--- START OF Data block ---

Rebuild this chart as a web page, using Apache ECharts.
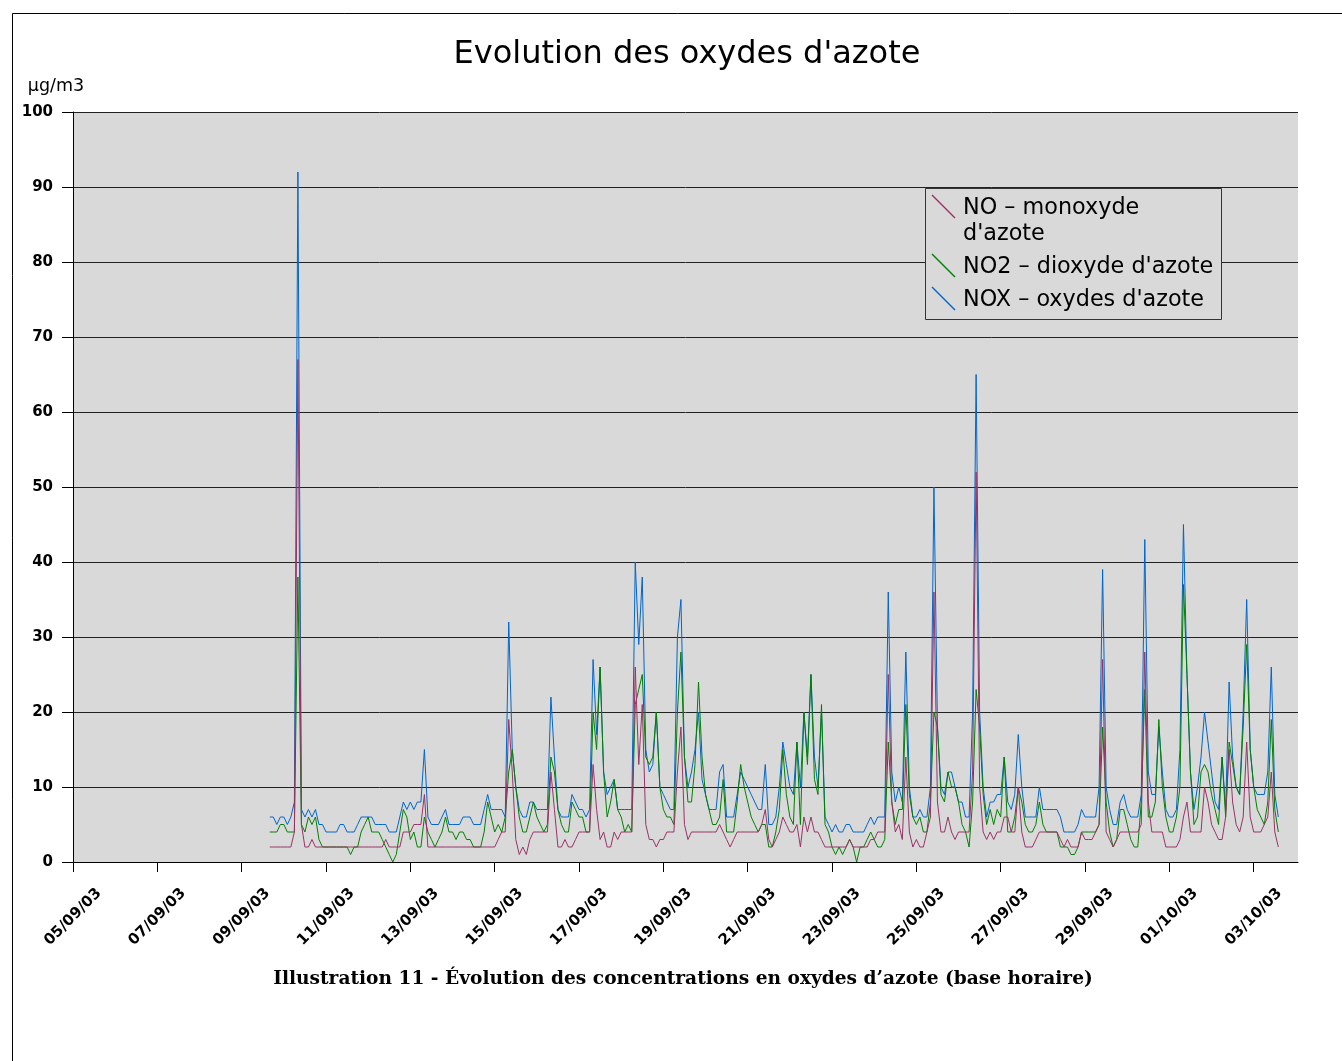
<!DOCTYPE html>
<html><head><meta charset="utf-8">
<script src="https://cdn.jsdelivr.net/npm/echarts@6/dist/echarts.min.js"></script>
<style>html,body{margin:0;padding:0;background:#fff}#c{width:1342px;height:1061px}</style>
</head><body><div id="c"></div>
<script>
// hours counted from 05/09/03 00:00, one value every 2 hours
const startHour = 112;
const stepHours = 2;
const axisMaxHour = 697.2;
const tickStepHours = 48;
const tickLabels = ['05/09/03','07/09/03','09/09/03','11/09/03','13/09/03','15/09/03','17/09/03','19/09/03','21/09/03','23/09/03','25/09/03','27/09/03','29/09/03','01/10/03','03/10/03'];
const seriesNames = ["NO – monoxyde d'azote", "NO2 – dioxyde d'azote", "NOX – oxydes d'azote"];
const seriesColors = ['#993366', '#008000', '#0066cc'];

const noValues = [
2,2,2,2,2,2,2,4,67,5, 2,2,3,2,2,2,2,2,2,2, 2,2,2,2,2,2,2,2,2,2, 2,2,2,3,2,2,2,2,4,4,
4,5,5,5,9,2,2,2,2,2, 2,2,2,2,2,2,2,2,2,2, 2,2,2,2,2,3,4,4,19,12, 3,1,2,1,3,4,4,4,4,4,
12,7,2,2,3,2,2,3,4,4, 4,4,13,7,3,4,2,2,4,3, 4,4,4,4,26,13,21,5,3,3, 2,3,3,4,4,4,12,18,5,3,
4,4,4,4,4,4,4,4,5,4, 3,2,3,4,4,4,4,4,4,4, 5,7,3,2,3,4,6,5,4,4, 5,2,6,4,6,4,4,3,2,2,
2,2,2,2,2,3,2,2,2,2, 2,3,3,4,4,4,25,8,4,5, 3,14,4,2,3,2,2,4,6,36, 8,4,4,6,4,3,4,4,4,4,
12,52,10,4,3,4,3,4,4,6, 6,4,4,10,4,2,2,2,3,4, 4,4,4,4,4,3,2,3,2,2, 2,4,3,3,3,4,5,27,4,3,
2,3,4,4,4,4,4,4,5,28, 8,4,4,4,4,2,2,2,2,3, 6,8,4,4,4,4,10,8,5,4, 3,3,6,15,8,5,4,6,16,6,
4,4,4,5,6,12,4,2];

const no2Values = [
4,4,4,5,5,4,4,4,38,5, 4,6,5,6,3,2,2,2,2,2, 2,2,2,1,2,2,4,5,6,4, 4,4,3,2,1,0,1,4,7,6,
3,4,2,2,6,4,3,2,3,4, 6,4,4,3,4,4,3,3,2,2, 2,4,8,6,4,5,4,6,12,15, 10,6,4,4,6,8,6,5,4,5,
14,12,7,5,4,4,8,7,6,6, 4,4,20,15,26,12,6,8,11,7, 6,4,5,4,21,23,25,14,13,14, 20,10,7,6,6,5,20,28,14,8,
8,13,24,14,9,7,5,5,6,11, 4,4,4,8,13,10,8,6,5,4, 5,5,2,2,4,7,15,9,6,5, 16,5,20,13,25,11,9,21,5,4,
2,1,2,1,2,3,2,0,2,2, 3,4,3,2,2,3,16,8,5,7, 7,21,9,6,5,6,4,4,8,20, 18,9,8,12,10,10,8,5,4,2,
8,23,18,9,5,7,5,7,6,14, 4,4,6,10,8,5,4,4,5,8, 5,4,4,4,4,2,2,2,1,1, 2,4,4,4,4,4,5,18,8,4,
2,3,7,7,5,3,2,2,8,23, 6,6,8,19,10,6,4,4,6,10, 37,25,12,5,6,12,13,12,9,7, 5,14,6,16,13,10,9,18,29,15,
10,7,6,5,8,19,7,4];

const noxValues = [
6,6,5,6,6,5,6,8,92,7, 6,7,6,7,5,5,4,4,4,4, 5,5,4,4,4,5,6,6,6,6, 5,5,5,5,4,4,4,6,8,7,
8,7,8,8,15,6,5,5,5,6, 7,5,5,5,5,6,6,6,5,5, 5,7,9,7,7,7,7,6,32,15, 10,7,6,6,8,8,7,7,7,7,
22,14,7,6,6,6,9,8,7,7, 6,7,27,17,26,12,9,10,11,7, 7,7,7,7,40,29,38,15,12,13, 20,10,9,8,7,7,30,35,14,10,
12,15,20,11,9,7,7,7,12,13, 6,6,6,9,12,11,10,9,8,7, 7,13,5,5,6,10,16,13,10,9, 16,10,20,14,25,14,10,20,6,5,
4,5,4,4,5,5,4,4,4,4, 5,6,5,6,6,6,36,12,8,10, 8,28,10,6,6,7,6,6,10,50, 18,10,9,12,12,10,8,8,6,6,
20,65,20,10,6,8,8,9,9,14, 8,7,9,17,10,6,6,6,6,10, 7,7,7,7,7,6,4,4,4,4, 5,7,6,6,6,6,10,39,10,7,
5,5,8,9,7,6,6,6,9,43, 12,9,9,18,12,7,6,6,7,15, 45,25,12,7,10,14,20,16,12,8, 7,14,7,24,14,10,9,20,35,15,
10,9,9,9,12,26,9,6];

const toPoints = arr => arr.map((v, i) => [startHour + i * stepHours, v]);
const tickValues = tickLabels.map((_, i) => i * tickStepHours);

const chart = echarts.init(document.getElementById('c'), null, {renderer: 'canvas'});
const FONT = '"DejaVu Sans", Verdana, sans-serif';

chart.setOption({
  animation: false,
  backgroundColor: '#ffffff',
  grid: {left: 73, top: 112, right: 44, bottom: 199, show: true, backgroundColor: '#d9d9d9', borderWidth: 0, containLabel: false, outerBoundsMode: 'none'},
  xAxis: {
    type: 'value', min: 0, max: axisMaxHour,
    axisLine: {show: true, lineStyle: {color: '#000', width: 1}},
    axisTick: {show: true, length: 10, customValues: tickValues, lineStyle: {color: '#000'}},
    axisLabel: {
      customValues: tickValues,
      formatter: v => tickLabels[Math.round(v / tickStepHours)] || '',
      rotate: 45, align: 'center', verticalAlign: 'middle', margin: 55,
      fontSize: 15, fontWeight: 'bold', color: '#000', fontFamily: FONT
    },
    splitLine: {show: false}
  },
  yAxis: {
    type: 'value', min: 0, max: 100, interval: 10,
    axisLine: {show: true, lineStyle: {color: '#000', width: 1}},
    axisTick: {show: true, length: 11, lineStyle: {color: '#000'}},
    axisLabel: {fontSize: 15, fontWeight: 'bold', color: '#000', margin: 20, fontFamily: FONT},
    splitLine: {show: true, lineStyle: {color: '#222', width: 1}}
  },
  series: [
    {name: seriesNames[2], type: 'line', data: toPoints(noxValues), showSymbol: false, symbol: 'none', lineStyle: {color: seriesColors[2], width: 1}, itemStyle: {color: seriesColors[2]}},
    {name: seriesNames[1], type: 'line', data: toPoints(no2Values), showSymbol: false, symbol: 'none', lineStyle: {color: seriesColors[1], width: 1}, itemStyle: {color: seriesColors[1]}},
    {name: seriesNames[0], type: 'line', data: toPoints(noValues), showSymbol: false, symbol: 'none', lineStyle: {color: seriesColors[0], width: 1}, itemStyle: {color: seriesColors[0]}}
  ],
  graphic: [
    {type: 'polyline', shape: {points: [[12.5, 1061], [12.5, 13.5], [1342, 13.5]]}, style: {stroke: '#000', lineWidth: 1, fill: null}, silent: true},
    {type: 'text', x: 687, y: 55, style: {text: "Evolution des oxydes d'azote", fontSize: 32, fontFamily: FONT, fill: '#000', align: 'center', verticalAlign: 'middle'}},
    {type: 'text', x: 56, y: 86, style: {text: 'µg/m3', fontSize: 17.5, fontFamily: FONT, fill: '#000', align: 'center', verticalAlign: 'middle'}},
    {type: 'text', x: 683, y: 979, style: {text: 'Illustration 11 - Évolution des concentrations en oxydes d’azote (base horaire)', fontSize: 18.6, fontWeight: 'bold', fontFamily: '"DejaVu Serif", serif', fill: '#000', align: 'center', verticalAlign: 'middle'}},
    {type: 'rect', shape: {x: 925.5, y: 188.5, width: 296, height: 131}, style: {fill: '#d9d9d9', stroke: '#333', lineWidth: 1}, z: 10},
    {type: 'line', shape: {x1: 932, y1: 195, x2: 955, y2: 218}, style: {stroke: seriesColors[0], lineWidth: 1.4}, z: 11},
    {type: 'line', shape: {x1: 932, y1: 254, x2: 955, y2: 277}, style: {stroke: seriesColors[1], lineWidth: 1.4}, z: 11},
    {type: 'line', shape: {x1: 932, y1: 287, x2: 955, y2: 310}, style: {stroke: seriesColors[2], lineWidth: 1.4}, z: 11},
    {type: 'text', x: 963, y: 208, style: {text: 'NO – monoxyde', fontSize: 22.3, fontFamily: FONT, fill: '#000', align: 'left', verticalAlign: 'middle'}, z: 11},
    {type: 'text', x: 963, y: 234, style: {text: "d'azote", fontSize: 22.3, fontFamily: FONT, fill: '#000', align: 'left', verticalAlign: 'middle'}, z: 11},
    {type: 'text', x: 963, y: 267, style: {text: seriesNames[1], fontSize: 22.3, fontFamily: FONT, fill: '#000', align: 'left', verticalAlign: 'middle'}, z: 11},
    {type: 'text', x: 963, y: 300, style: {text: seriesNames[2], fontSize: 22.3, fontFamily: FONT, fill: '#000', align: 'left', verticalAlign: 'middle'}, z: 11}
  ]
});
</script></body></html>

--- END OF Data block ---

#### [Task description]
Skip every picture and return the lines above from the top through the one that contains "const seriesColors = ['#993366', '#008000', '#0066cc'];".

#### [Answer to the task]
Rebuild this chart as a web page, using Apache ECharts.
<!DOCTYPE html>
<html><head><meta charset="utf-8">
<script src="https://cdn.jsdelivr.net/npm/echarts@6/dist/echarts.min.js"></script>
<style>html,body{margin:0;padding:0;background:#fff}#c{width:1342px;height:1061px}</style>
</head><body><div id="c"></div>
<script>
// hours counted from 05/09/03 00:00, one value every 2 hours
const startHour = 112;
const stepHours = 2;
const axisMaxHour = 697.2;
const tickStepHours = 48;
const tickLabels = ['05/09/03','07/09/03','09/09/03','11/09/03','13/09/03','15/09/03','17/09/03','19/09/03','21/09/03','23/09/03','25/09/03','27/09/03','29/09/03','01/10/03','03/10/03'];
const seriesNames = ["NO – monoxyde d'azote", "NO2 – dioxyde d'azote", "NOX – oxydes d'azote"];
const seriesColors = ['#993366', '#008000', '#0066cc'];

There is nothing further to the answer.